■ Dataset excerpt ■
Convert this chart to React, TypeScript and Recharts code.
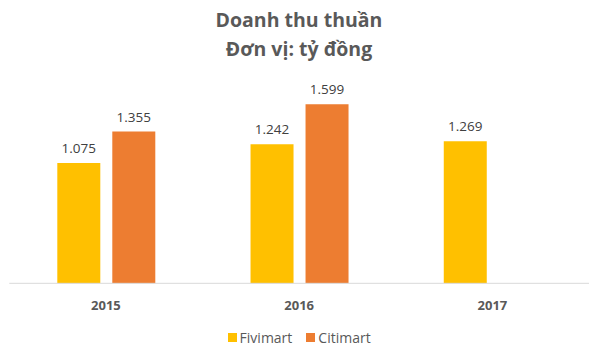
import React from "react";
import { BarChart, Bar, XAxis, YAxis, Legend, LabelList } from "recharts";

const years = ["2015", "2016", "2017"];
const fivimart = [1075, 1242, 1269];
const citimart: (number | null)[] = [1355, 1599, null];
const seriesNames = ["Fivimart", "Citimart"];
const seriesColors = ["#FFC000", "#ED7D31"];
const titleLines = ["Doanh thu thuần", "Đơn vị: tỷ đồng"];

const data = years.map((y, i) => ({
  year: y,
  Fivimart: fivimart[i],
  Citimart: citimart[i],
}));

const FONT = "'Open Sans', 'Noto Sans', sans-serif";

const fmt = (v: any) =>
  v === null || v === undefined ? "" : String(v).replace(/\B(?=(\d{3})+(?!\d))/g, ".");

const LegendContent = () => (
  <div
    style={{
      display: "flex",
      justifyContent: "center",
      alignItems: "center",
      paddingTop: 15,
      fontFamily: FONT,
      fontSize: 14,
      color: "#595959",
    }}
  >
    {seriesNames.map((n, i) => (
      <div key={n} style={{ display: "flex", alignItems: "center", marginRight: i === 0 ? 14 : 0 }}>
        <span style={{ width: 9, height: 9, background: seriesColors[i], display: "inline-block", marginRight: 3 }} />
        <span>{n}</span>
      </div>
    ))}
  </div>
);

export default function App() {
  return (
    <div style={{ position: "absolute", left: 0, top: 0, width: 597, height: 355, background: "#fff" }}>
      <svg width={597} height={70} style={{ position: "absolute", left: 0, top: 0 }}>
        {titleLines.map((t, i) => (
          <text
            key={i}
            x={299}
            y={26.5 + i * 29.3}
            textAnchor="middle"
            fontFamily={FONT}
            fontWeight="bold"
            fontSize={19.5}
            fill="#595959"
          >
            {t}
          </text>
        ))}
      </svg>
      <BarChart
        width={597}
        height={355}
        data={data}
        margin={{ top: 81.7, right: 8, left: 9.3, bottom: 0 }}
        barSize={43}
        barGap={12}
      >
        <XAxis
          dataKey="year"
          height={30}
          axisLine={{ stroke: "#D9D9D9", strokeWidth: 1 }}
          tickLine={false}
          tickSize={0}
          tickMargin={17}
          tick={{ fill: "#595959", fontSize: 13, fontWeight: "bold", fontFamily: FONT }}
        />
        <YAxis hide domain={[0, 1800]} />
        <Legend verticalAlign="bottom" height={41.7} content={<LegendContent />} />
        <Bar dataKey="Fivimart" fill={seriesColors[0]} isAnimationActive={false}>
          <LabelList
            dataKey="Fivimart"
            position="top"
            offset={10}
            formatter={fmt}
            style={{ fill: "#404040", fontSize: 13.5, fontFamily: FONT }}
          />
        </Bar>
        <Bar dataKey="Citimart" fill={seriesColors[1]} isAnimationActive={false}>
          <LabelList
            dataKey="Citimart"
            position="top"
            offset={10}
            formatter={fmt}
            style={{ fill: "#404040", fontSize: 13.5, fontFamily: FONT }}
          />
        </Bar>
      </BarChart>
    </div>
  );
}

■ What the task requires ■
Quote the listing above in full, except for the pictures.

■ Written answer ■
Convert this chart to React, TypeScript and Recharts code.
import React from "react";
import { BarChart, Bar, XAxis, YAxis, Legend, LabelList } from "recharts";

const years = ["2015", "2016", "2017"];
const fivimart = [1075, 1242, 1269];
const citimart: (number | null)[] = [1355, 1599, null];
const seriesNames = ["Fivimart", "Citimart"];
const seriesColors = ["#FFC000", "#ED7D31"];
const titleLines = ["Doanh thu thuần", "Đơn vị: tỷ đồng"];

const data = years.map((y, i) => ({
  year: y,
  Fivimart: fivimart[i],
  Citimart: citimart[i],
}));

const FONT = "'Open Sans', 'Noto Sans', sans-serif";

const fmt = (v: any) =>
  v === null || v === undefined ? "" : String(v).replace(/\B(?=(\d{3})+(?!\d))/g, ".");

const LegendContent = () => (
  <div
    style={{
      display: "flex",
      justifyContent: "center",
      alignItems: "center",
      paddingTop: 15,
      fontFamily: FONT,
      fontSize: 14,
      color: "#595959",
    }}
  >
    {seriesNames.map((n, i) => (
      <div key={n} style={{ display: "flex", alignItems: "center", marginRight: i === 0 ? 14 : 0 }}>
        <span style={{ width: 9, height: 9, background: seriesColors[i], display: "inline-block", marginRight: 3 }} />
        <span>{n}</span>
      </div>
    ))}
  </div>
);

export default function App() {
  return (
    <div style={{ position: "absolute", left: 0, top: 0, width: 597, height: 355, background: "#fff" }}>
      <svg width={597} height={70} style={{ position: "absolute", left: 0, top: 0 }}>
        {titleLines.map((t, i) => (
          <text
            key={i}
            x={299}
            y={26.5 + i * 29.3}
            textAnchor="middle"
            fontFamily={FONT}
            fontWeight="bold"
            fontSize={19.5}
            fill="#595959"
          >
            {t}
          </text>
        ))}
      </svg>
      <BarChart
        width={597}
        height={355}
        data={data}
        margin={{ top: 81.7, right: 8, left: 9.3, bottom: 0 }}
        barSize={43}
        barGap={12}
      >
        <XAxis
          dataKey="year"
          height={30}
          axisLine={{ stroke: "#D9D9D9", strokeWidth: 1 }}
          tickLine={false}
          tickSize={0}
          tickMargin={17}
          tick={{ fill: "#595959", fontSize: 13, fontWeight: "bold", fontFamily: FONT }}
        />
        <YAxis hide domain={[0, 1800]} />
        <Legend verticalAlign="bottom" height={41.7} content={<LegendContent />} />
        <Bar dataKey="Fivimart" fill={seriesColors[0]} isAnimationActive={false}>
          <LabelList
            dataKey="Fivimart"
            position="top"
            offset={10}
            formatter={fmt}
            style={{ fill: "#404040", fontSize: 13.5, fontFamily: FONT }}
          />
        </Bar>
        <Bar dataKey="Citimart" fill={seriesColors[1]} isAnimationActive={false}>
          <LabelList
            dataKey="Citimart"
            position="top"
            offset={10}
            formatter={fmt}
            style={{ fill: "#404040", fontSize: 13.5, fontFamily: FONT }}
          />
        </Bar>
      </BarChart>
    </div>
  );
}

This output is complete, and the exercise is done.